* _Directions_:
Give the number of lines in this listing that contain "matplotlib", with no other words.

* _Data shown_:
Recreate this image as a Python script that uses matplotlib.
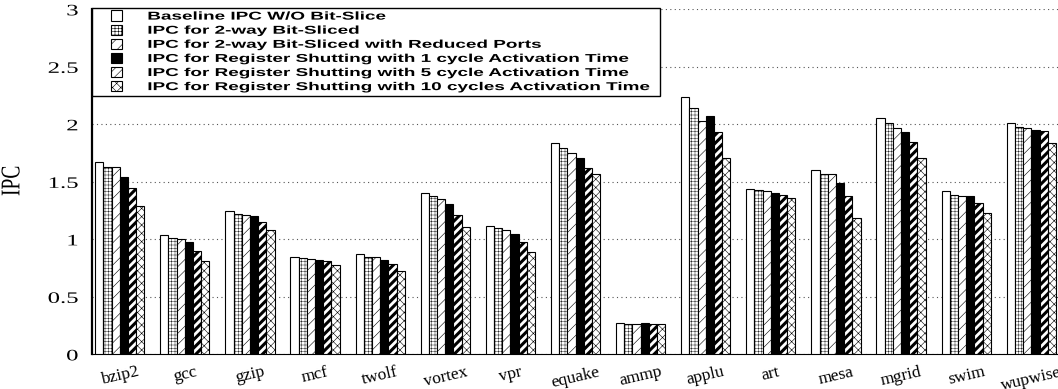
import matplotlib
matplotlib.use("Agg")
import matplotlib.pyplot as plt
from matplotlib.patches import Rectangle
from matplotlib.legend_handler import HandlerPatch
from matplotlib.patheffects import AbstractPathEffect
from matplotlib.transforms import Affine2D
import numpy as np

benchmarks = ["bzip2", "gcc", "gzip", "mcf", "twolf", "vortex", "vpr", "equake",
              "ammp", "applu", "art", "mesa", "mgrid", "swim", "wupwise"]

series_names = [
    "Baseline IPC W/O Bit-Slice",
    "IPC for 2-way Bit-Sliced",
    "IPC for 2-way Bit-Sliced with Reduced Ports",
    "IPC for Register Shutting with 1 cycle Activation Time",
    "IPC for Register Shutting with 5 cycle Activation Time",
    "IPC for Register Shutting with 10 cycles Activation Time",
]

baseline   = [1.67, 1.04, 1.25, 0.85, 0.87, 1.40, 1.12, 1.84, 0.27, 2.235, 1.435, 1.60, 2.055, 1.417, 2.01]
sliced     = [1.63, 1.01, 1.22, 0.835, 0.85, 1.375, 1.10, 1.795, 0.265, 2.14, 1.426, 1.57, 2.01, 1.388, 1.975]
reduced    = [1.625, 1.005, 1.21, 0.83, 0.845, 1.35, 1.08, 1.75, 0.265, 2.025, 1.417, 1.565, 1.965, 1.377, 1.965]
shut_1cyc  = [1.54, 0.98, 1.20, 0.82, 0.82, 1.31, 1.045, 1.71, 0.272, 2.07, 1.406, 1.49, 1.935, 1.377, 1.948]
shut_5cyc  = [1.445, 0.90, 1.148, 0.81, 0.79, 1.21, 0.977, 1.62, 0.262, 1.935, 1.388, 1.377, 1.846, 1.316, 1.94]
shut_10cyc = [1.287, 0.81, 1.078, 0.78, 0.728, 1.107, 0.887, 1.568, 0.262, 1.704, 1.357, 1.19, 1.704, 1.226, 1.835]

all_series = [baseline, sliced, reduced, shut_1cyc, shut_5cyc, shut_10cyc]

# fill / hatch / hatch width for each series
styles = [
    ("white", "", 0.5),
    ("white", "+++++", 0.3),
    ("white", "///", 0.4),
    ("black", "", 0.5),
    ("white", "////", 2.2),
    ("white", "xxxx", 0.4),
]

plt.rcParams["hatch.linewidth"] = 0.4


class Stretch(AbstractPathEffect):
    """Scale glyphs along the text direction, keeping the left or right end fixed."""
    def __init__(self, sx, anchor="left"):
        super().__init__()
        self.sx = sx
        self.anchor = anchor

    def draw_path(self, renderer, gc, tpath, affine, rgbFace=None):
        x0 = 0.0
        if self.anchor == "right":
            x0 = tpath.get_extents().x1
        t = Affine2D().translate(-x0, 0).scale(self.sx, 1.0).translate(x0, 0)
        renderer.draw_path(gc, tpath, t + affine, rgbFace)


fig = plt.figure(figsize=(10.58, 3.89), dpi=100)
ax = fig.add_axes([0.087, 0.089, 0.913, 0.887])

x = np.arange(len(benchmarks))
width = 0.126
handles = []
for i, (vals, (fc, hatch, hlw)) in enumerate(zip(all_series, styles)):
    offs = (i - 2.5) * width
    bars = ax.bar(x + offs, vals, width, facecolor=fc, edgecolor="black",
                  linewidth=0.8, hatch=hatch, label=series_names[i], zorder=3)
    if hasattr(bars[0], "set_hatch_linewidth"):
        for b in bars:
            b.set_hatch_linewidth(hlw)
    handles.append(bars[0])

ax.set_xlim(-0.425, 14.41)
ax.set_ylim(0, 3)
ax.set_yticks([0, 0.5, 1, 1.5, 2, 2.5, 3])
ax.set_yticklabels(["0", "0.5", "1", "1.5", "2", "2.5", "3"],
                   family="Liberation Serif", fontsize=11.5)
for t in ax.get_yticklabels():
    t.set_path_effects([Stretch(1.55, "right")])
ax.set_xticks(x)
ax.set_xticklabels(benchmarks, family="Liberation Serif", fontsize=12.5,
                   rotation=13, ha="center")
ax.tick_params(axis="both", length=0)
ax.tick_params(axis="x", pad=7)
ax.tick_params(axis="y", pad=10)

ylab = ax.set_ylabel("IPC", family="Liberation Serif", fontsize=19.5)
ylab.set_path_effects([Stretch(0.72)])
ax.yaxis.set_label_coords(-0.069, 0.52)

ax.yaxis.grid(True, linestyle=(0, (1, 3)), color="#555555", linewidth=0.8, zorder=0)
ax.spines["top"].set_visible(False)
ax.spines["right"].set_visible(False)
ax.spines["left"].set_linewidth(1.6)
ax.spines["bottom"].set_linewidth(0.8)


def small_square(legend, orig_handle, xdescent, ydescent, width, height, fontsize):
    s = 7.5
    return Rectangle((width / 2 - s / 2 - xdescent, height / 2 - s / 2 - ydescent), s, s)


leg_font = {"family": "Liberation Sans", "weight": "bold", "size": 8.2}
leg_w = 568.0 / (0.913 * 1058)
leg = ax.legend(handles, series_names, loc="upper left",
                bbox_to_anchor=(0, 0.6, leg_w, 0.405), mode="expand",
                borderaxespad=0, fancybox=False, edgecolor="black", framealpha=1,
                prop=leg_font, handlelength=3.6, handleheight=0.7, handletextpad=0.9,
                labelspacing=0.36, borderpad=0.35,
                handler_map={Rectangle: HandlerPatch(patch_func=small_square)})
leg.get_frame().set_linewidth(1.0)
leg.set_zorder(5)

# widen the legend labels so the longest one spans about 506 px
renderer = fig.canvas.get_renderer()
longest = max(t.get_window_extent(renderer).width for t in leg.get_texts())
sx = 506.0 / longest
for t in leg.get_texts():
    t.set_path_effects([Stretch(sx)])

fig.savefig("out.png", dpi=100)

* _Written answer_:
8